>> Begin Data shown
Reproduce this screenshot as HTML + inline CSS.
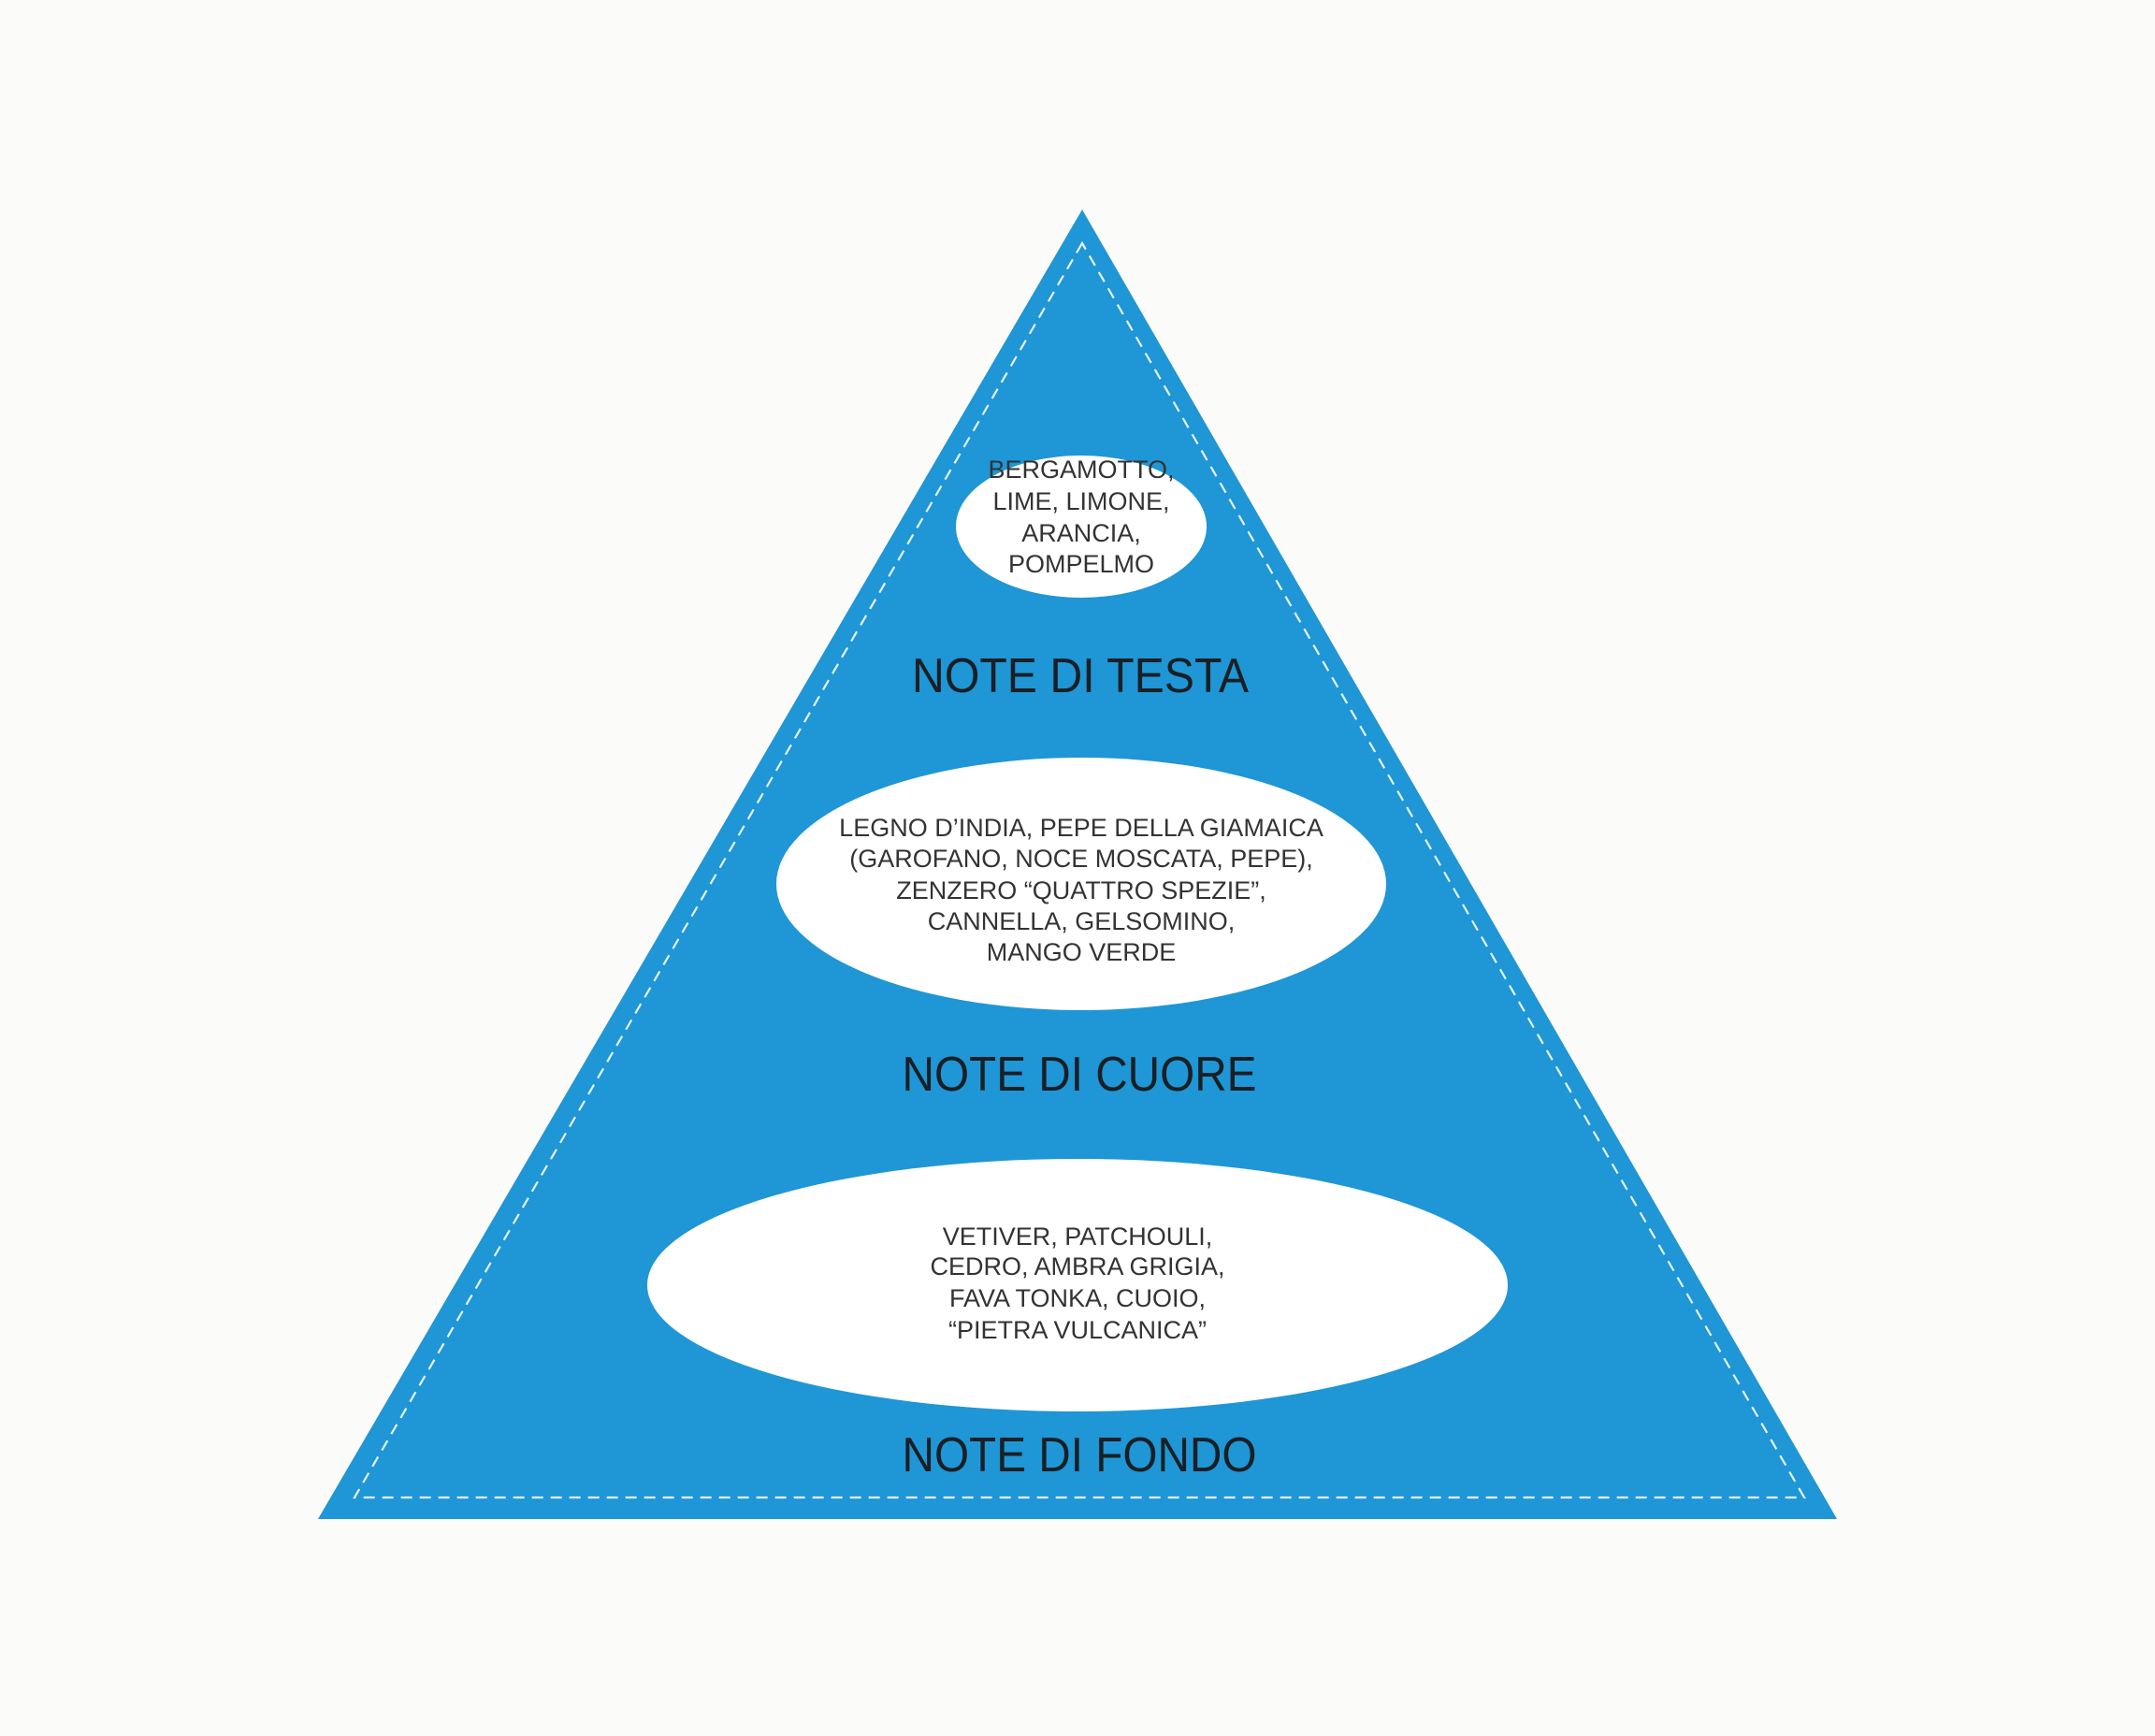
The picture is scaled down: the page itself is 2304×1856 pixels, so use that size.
<!DOCTYPE html>
<html><head><meta charset="utf-8"><style>
html,body{margin:0;padding:0;background:#fbfbf9;}
svg{display:block;}
</style></head><body>
<svg width="2304" height="1856" viewBox="0 0 2304 1856" xmlns="http://www.w3.org/2000/svg">
<rect width="2304" height="1856" fill="#fbfbf9"/>
<polygon points="1157,224 340,1624 1964,1624" fill="#1f96d5"/>
<polygon points="1157,260 379,1601 1929,1601" fill="none" stroke="#e6f3fb" stroke-width="2.2" stroke-dasharray="12,8"/>
<ellipse cx="1156" cy="563" rx="134" ry="76" fill="#fff"/>
<ellipse cx="1156" cy="945" rx="326" ry="135" fill="#fff"/>
<ellipse cx="1152" cy="1374" rx="460" ry="135" fill="#fff"/>
<g font-family="Liberation Sans, sans-serif" fill="#333" font-size="27" text-anchor="middle">
<g transform="translate(1156,0)">
<text x="0" y="511">BERGAMOTTO,</text>
<text x="0" y="545">LIME, LIMONE,</text>
<text x="0" y="579">ARANCIA,</text>
<text x="0" y="612">POMPELMO</text>
<text x="0" y="894">LEGNO D’INDIA, PEPE DELLA GIAMAICA</text>
<text x="0" y="927">(GAROFANO, NOCE MOSCATA, PEPE),</text>
<text x="0" y="961">ZENZERO “QUATTRO SPEZIE”,</text>
<text x="0" y="994">CANNELLA, GELSOMINO,</text>
<text x="0" y="1027">MANGO VERDE</text>
</g>
<g transform="translate(1152,0)">
<text x="0" y="1331">VETIVER, PATCHOULI,</text>
<text x="0" y="1363">CEDRO, AMBRA GRIGIA,</text>
<text x="0" y="1397">FAVA TONKA, CUOIO,</text>
<text x="0" y="1431">“PIETRA VULCANICA”</text>
</g>
</g>
<g font-family="Liberation Sans, sans-serif" fill="#1a1f24" font-size="52" text-anchor="middle">
<text x="1155" y="740" textLength="360" lengthAdjust="spacingAndGlyphs">NOTE DI TESTA</text>
<text x="1154" y="1166" textLength="379" lengthAdjust="spacingAndGlyphs">NOTE DI CUORE</text>
<text x="1154" y="1573" textLength="379" lengthAdjust="spacingAndGlyphs">NOTE DI FONDO</text>
</g>
</svg>
</body></html>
>> End Data shown
» Task instructions: Repeat the listing in full and exactly. Leave any pictures out.

» Answer to this task:
Reproduce this screenshot as HTML + inline CSS.
The picture is scaled down: the page itself is 2304×1856 pixels, so use that size.
<!DOCTYPE html>
<html><head><meta charset="utf-8"><style>
html,body{margin:0;padding:0;background:#fbfbf9;}
svg{display:block;}
</style></head><body>
<svg width="2304" height="1856" viewBox="0 0 2304 1856" xmlns="http://www.w3.org/2000/svg">
<rect width="2304" height="1856" fill="#fbfbf9"/>
<polygon points="1157,224 340,1624 1964,1624" fill="#1f96d5"/>
<polygon points="1157,260 379,1601 1929,1601" fill="none" stroke="#e6f3fb" stroke-width="2.2" stroke-dasharray="12,8"/>
<ellipse cx="1156" cy="563" rx="134" ry="76" fill="#fff"/>
<ellipse cx="1156" cy="945" rx="326" ry="135" fill="#fff"/>
<ellipse cx="1152" cy="1374" rx="460" ry="135" fill="#fff"/>
<g font-family="Liberation Sans, sans-serif" fill="#333" font-size="27" text-anchor="middle">
<g transform="translate(1156,0)">
<text x="0" y="511">BERGAMOTTO,</text>
<text x="0" y="545">LIME, LIMONE,</text>
<text x="0" y="579">ARANCIA,</text>
<text x="0" y="612">POMPELMO</text>
<text x="0" y="894">LEGNO D’INDIA, PEPE DELLA GIAMAICA</text>
<text x="0" y="927">(GAROFANO, NOCE MOSCATA, PEPE),</text>
<text x="0" y="961">ZENZERO “QUATTRO SPEZIE”,</text>
<text x="0" y="994">CANNELLA, GELSOMINO,</text>
<text x="0" y="1027">MANGO VERDE</text>
</g>
<g transform="translate(1152,0)">
<text x="0" y="1331">VETIVER, PATCHOULI,</text>
<text x="0" y="1363">CEDRO, AMBRA GRIGIA,</text>
<text x="0" y="1397">FAVA TONKA, CUOIO,</text>
<text x="0" y="1431">“PIETRA VULCANICA”</text>
</g>
</g>
<g font-family="Liberation Sans, sans-serif" fill="#1a1f24" font-size="52" text-anchor="middle">
<text x="1155" y="740" textLength="360" lengthAdjust="spacingAndGlyphs">NOTE DI TESTA</text>
<text x="1154" y="1166" textLength="379" lengthAdjust="spacingAndGlyphs">NOTE DI CUORE</text>
<text x="1154" y="1573" textLength="379" lengthAdjust="spacingAndGlyphs">NOTE DI FONDO</text>
</g>
</svg>
</body></html>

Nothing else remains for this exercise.